## Start
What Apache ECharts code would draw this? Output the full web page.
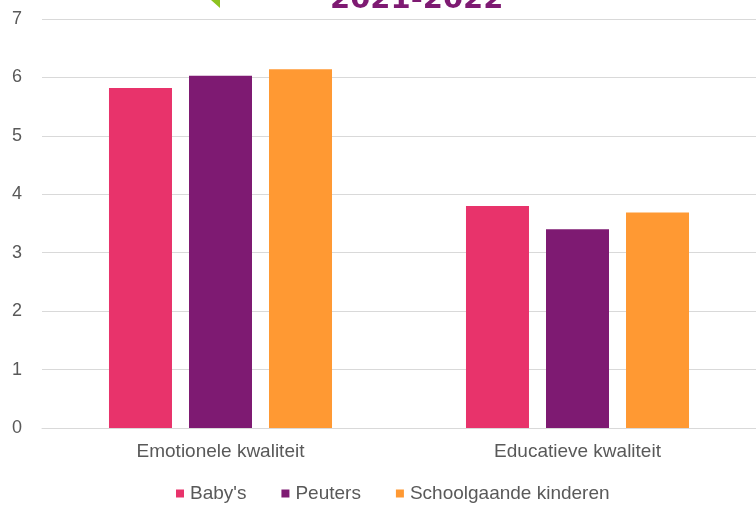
<!DOCTYPE html>
<html><head><meta charset="utf-8">
<script src="https://cdn.jsdelivr.net/npm/echarts@6/dist/echarts.min.js"></script>
<style>html,body{margin:0;padding:0;background:#fff}#c{width:756px;height:505px}</style>
</head><body><div id="c"></div>
<script>
const categories = ['Emotionele kwaliteit', 'Educatieve kwaliteit'];
const seriesNames = ["Baby's", 'Peuters', 'Schoolgaande kinderen'];
const babys = [5.82, 3.80];
const peuters = [6.03, 3.40];
const schoolgaande = [6.14, 3.69];
const colors = ['#E8336B', '#7E1A72', '#FF9933'];
const titleText = '2021-2022';

const chart = echarts.init(document.getElementById('c'));
const mk = (name, data, i) => ({
  name, type: 'bar', data, barWidth: 63, barGap: '27%',
  itemStyle: { color: colors[i] }
});
chart.setOption({
  animation: false,
  grid: { left: 42, right: 0, top: 19, bottom: 77 },
  legend: {
    bottom: 2, left: 176, padding: 0, itemWidth: 8, itemHeight: 8, itemGap: 35,
    icon: 'rect',
    textStyle: { color: '#595959', fontSize: 19, padding: [0, 0, 0, 1], fontFamily: 'Liberation Sans' },
    data: seriesNames
  },
  xAxis: {
    type: 'category', data: categories,
    axisLine: { lineStyle: { color: '#D9D9D9' } },
    axisTick: { show: false },
    axisLabel: { color: '#595959', fontSize: 19, margin: 14, fontFamily: 'Liberation Sans' }
  },
  yAxis: {
    type: 'value', min: 0, max: 7, interval: 1,
    axisLine: { show: false }, axisTick: { show: false },
    axisLabel: { color: '#595959', fontSize: 18, margin: 20, fontFamily: 'Liberation Sans' },
    splitLine: { lineStyle: { color: '#D9D9D9', width: 1 } }
  },
  series: [mk(seriesNames[0], babys, 0), mk(seriesNames[1], peuters, 1), mk(seriesNames[2], schoolgaande, 2)],
  graphic: [
    { type: 'text', left: 330, top: -14, style: { text: titleText, fill: '#7E1A72', font: 'bold 29px "DejaVu Sans"' } },
    { type: 'polygon', shape: { points: [[211, 0], [220, 0], [220, 8]] }, style: { fill: '#8DC21F' } }
  ]
});
</script></body></html>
## End
### Written exercise
Print out the whole of the material word for word, without pictures.

### Answer below
What Apache ECharts code would draw this? Output the full web page.
<!DOCTYPE html>
<html><head><meta charset="utf-8">
<script src="https://cdn.jsdelivr.net/npm/echarts@6/dist/echarts.min.js"></script>
<style>html,body{margin:0;padding:0;background:#fff}#c{width:756px;height:505px}</style>
</head><body><div id="c"></div>
<script>
const categories = ['Emotionele kwaliteit', 'Educatieve kwaliteit'];
const seriesNames = ["Baby's", 'Peuters', 'Schoolgaande kinderen'];
const babys = [5.82, 3.80];
const peuters = [6.03, 3.40];
const schoolgaande = [6.14, 3.69];
const colors = ['#E8336B', '#7E1A72', '#FF9933'];
const titleText = '2021-2022';

const chart = echarts.init(document.getElementById('c'));
const mk = (name, data, i) => ({
  name, type: 'bar', data, barWidth: 63, barGap: '27%',
  itemStyle: { color: colors[i] }
});
chart.setOption({
  animation: false,
  grid: { left: 42, right: 0, top: 19, bottom: 77 },
  legend: {
    bottom: 2, left: 176, padding: 0, itemWidth: 8, itemHeight: 8, itemGap: 35,
    icon: 'rect',
    textStyle: { color: '#595959', fontSize: 19, padding: [0, 0, 0, 1], fontFamily: 'Liberation Sans' },
    data: seriesNames
  },
  xAxis: {
    type: 'category', data: categories,
    axisLine: { lineStyle: { color: '#D9D9D9' } },
    axisTick: { show: false },
    axisLabel: { color: '#595959', fontSize: 19, margin: 14, fontFamily: 'Liberation Sans' }
  },
  yAxis: {
    type: 'value', min: 0, max: 7, interval: 1,
    axisLine: { show: false }, axisTick: { show: false },
    axisLabel: { color: '#595959', fontSize: 18, margin: 20, fontFamily: 'Liberation Sans' },
    splitLine: { lineStyle: { color: '#D9D9D9', width: 1 } }
  },
  series: [mk(seriesNames[0], babys, 0), mk(seriesNames[1], peuters, 1), mk(seriesNames[2], schoolgaande, 2)],
  graphic: [
    { type: 'text', left: 330, top: -14, style: { text: titleText, fill: '#7E1A72', font: 'bold 29px "DejaVu Sans"' } },
    { type: 'polygon', shape: { points: [[211, 0], [220, 0], [220, 8]] }, style: { fill: '#8DC21F' } }
  ]
});
</script></body></html>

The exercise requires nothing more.